La extrema derecha europea ha cambiado de piel. Lo que antes eran pancartas contra el euro o discursos contra “los burócratas de Bruselas” es hoy la gestión paciente de los resortes comunitarios. Ya no se trata de salir, sino de moldear Europa desde dentro, canalizando fondos hacia armas y construyendo una arquitectura migratoria excluyente. Una integración que avanza sin aplausos ni referendos, pero que transforma a la UE en un espacio más centralizado y menos democrático.
El nuevo traje de los euroescépticos
Hace apenas una década, Marine Le Pen prometía que Francia abandonaría la moneda común. Hoy sonríe en Estrasburgo rodeada de traductores y asesores, y nadie en su partido pronuncia ya la palabra Frexit. Giorgia Meloni, que basó buena parte de su carrera en denunciar “las élites no electas de Bruselas”, gobierna Italia sin renunciar a los fondos europeos y comparte escenario con Ursula von der Leyen en Lampedusa. Viktor Orbán, que fue tratado como un verso suelto indomable, se pasea por los pasillos de Bruselas truequeando vetos por subsidios agrícolas y contratos de infraestructuras.

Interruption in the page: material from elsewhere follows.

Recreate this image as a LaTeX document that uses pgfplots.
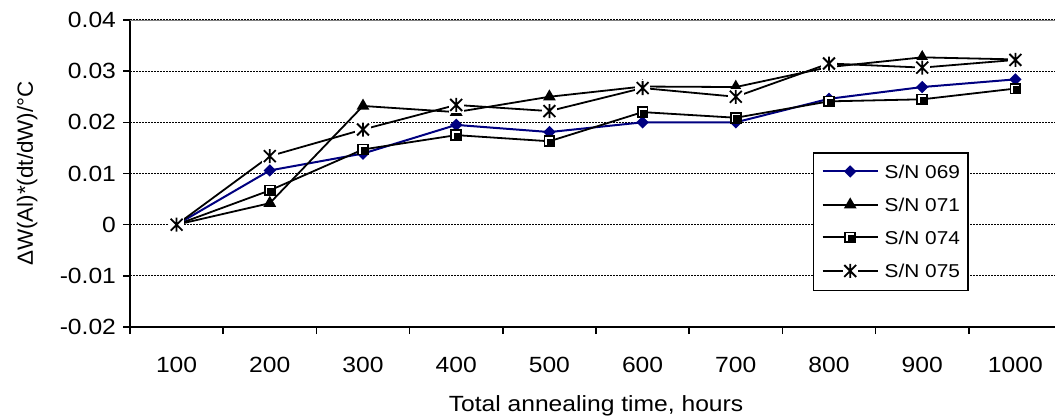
\documentclass[border=0pt]{standalone}
\usepackage{fontspec}
\setmainfont{Liberation Sans}[FakeStretch=1.12]
\newfontfamily\ylabfont{Liberation Sans}[FakeStretch=1.02]
\usepackage{pgfplots}
\pgfplotsset{compat=1.18}
\definecolor{xlnavy}{RGB}{0,0,128}
\definecolor{bordergray}{RGB}{128,128,128}

\pgfdeclareplotmark{xlsdiamond}{%
 \pgfpathmoveto{\pgfqpoint{0pt}{\pgfplotmarksize}}%
 \pgfpathlineto{\pgfqpoint{\pgfplotmarksize}{0pt}}%
 \pgfpathlineto{\pgfqpoint{0pt}{-\pgfplotmarksize}}%
 \pgfpathlineto{\pgfqpoint{-\pgfplotmarksize}{0pt}}%
 \pgfpathclose\pgfusepathqfill}

\pgfdeclareplotmark{xlstri}{%
 \pgfpathmoveto{\pgfqpoint{0pt}{\pgfplotmarksize}}%
 \pgfpathlineto{\pgfqpoint{0.866\pgfplotmarksize}{-0.5\pgfplotmarksize}}%
 \pgfpathlineto{\pgfqpoint{-0.866\pgfplotmarksize}{-0.5\pgfplotmarksize}}%
 \pgfpathclose\pgfusepathqfill}

\pgfdeclareplotmark{xlssquare}{%
 \pgfsetfillcolor{black}%
 \pgfpathrectangle{\pgfqpoint{-\pgfplotmarksize}{-\pgfplotmarksize}}{\pgfqpoint{2\pgfplotmarksize}{2\pgfplotmarksize}}%
 \pgfusepathqfill
 \pgfsetfillcolor{white}%
 \pgfpathrectangle{\pgfqpoint{-0.7\pgfplotmarksize}{-0.7\pgfplotmarksize}}{\pgfqpoint{1.4\pgfplotmarksize}{1.4\pgfplotmarksize}}%
 \pgfusepathqfill
 \pgfsetfillcolor{black}%
 \pgfpathrectangle{\pgfqpoint{-0.4\pgfplotmarksize}{-0.7\pgfplotmarksize}}{\pgfqpoint{1.1\pgfplotmarksize}{1.1\pgfplotmarksize}}%
 \pgfusepathqfill}

\pgfdeclareplotmark{xlsstar}{%
 \pgfsetfillcolor{white}%
 \pgfpathrectangle{\pgfqpoint{-1.1\pgfplotmarksize}{-1.1\pgfplotmarksize}}{\pgfqpoint{2.2\pgfplotmarksize}{2.2\pgfplotmarksize}}%
 \pgfusepathqfill
 \pgfpathmoveto{\pgfqpoint{-0.85\pgfplotmarksize}{-0.85\pgfplotmarksize}}%
 \pgfpathlineto{\pgfqpoint{0.85\pgfplotmarksize}{0.85\pgfplotmarksize}}%
 \pgfpathmoveto{\pgfqpoint{-0.85\pgfplotmarksize}{0.85\pgfplotmarksize}}%
 \pgfpathlineto{\pgfqpoint{0.85\pgfplotmarksize}{-0.85\pgfplotmarksize}}%
 \pgfpathmoveto{\pgfqpoint{0pt}{-\pgfplotmarksize}}%
 \pgfpathlineto{\pgfqpoint{0pt}{\pgfplotmarksize}}%
 \pgfusepathqstroke}

\newcommand{\lgf}{\fontsize{9.3}{11}\selectfont}

\begin{document}
\begin{tikzpicture}
\begin{axis}[
  scale only axis,
  width=466pt, height=153.5pt,
  xmin=0.5, xmax=10.5,
  ymin=-0.02, ymax=0.04,
  scaled y ticks=false,
  axis x line*=bottom, axis y line*=left,
  axis line style={line width=1pt, black},
  tick align=outside,
  major tick length=3.5pt,
  tick style={black, line width=0.8pt},
  xtick={0.5,1.5,...,9.5},
  xticklabels={},
  extra x ticks={1,2,3,4,5,6,7,8,9,10},
  extra x tick labels={100,200,300,400,500,600,700,800,900,1000},
  extra x tick style={major tick length=0pt, grid=none},
  xticklabel style={anchor=base, yshift=-22.7pt},
  ytick={-0.02,-0.01,0,0.01,0.02,0.03,0.04},
  yticklabels={-0.02,-0.01,0,0.01,0.02,0.03,0.04},
  ymajorgrids,
  major grid style={black, line width=0.65pt, dash pattern=on 1pt off 0.5pt},
  tick label style={font=\fontsize{11}{13}\selectfont},
  label style={font=\fontsize{11}{13}\selectfont},
  xlabel={Total annealing time, hours},
  xlabel style={at={(rel axis cs:0.5,-0.2762)}, anchor=base},
  ylabel={\ylabfont ΔW(Al)*(dt/dW)/°C},
  ylabel style={at={(rel axis cs:-0.10408,0.5)}, anchor=base, rotate=0},
  legend cell align=left,
  legend image code/.code={\draw[mark repeat=2,mark phase=2,#1] plot coordinates {(0pt,0pt) (13.75pt,0pt) (27.5pt,0pt)};},
  legend style={at={(rel axis cs:0.7328,0.570)}, anchor=north west,
    draw=black, line width=0.75pt, fill=white,
    inner xsep=4pt, inner ysep=6pt, row sep=9.6pt, column sep=3pt,
    font=\lgf,
    nodes={inner sep=0pt, text height=6.7pt, text depth=0pt}},
]
\addplot[xlnavy, line width=1pt, mark=xlsdiamond, mark size=3.1pt,
  mark options={fill=xlnavy}]
  coordinates {(1,0) (2,0.0106) (3,0.0139) (4,0.0195) (5,0.0181) (6,0.0200) (7,0.0200) (8,0.0246) (9,0.0269) (10,0.0284)};
\addlegendentry{\lgf S/N 069}
\addplot[black, line width=0.9pt, mark=xlstri, mark size=3.7pt,
  mark options={fill=black}]
  coordinates {(1,0) (2,0.0042) (3,0.0232) (4,0.0220) (5,0.0250) (6,0.0270) (7,0.0269) (8,0.0308) (9,0.0327) (10,0.0323)};
\addlegendentry{\lgf S/N 071}
\addplot[black, line width=0.9pt, mark=xlssquare, mark size=2.9pt]
  coordinates {(1,0) (2,0.0067) (3,0.0147) (4,0.0175) (5,0.0163) (6,0.0220) (7,0.0209) (8,0.0241) (9,0.0245) (10,0.0266)};
\addlegendentry{\lgf S/N 074}
\addplot[black, line width=0.9pt, mark=xlsstar, mark size=3.5pt,
  mark options={line width=0.9pt}]
  coordinates {(1,0) (2,0.0134) (3,0.0186) (4,0.0234) (5,0.0222) (6,0.0267) (7,0.0250) (8,0.0315) (9,0.0307) (10,0.0322)};
\addlegendentry{\lgf S/N 075}
\draw[bordergray, line width=0.8pt] (rel axis cs:0,1) -- (rel axis cs:1,1);
\end{axis}
\pgfresetboundingbox
\path[use as bounding box] (-65pt,-46pt) rectangle (462.5pt,163.5pt);
\end{tikzpicture}
\end{document}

No es que hayan cambiado de convicciones, es que descubrieron que el poder estaba en la mesa que tanto despreciaban. Salir era costoso, quedarse rentable. Y las instituciones europeas, diseñadas para avanzar con lentitud burocrática, se han convertido en el vehículo ideal para agendas iliberales que se presentan como defensa de la soberanía.
El pegamento de la guerra
La guerra de Ucrania ha sido un acelerador. Los presupuestos de defensa se dispararon en toda la UE: Berlín sacó de la chistera un fondo de 100.000 millones de euros; Varsovia compró blindados y cazas a un ritmo nunca visto; incluso países históricamente reticentes, como Bélgica o España, se apresuraron a cumplir con el 2% del PIB exigido por la OTAN.
Bruselas apareció como coordinador: compras conjuntas, fondos de investigación militar, ayudas para la industria armamentística. Lo que en apariencia era un cumplimiento aliado se transformó en una federalización discreta. Armas compartidas, presupuestos armonizados, soberanía que se traslada hacia arriba.
La paradoja es que la extrema derecha, antaño enemiga de cualquier cesión, lo celebra: presentan la militarización como garantía de independencia nacional, aunque el efecto real sea exactamente el contrario.
Fronteras como ensayo general
El otro terreno es la migración. La llamada “Fortaleza Europa” ya no es eslogan, es una política en marcha. Frontex dirige drones, patrullas y bases de datos biométricas. El nuevo pacto endurece las devoluciones y delega el control en países poco ejemplares en derechos humanos, de Libia a Túnez.
El lenguaje de la ultraderecha “invasión”, “amenaza cultural” ha sido absorbido por el centro político. Cuando la presidenta de la Comisión se dejó ver con Meloni en la isla de Lampedusa, lo que se escenificaba era que esa retórica ya no pertenecía solo a los extremos.
Las fronteras se han convertido también en laboratorios tecnológicos de control: algoritmos predictivos, registros masivos, vigilancia intensiva que primero se ensaya con los migrantes y después se extiende al interior. La línea que separa la seguridad exterior de la vigilancia ciudadana es cada vez más fina.
Un federalismo del miedo
No habrá nunca una votación para unos “Estados Unidos de Europa” en versión ultraderecha. No lo necesitan. La integración se está produciendo de manera subterránea, empujada por la presión militar y migratoria. Un federalismo sin épica, sin urnas, sin relato común.
El Parlamento Europeo queda relegado: apenas opina sobre los grandes instrumentos de defensa, mientras lobbies como Airbus o Leonardo ocupan los despachos donde se deciden las prioridades. Cada paso refuerza la centralización, pero también la opacidad y la falta de control democrático.
Europa aparece así más fuerte en el tablero internacional, pero más débil como democracia. Una integración que avanza no desde la solidaridad, sino desde el miedo. Y con unos protagonistas que hace apenas unos años clamaban contra la propia idea de Europa.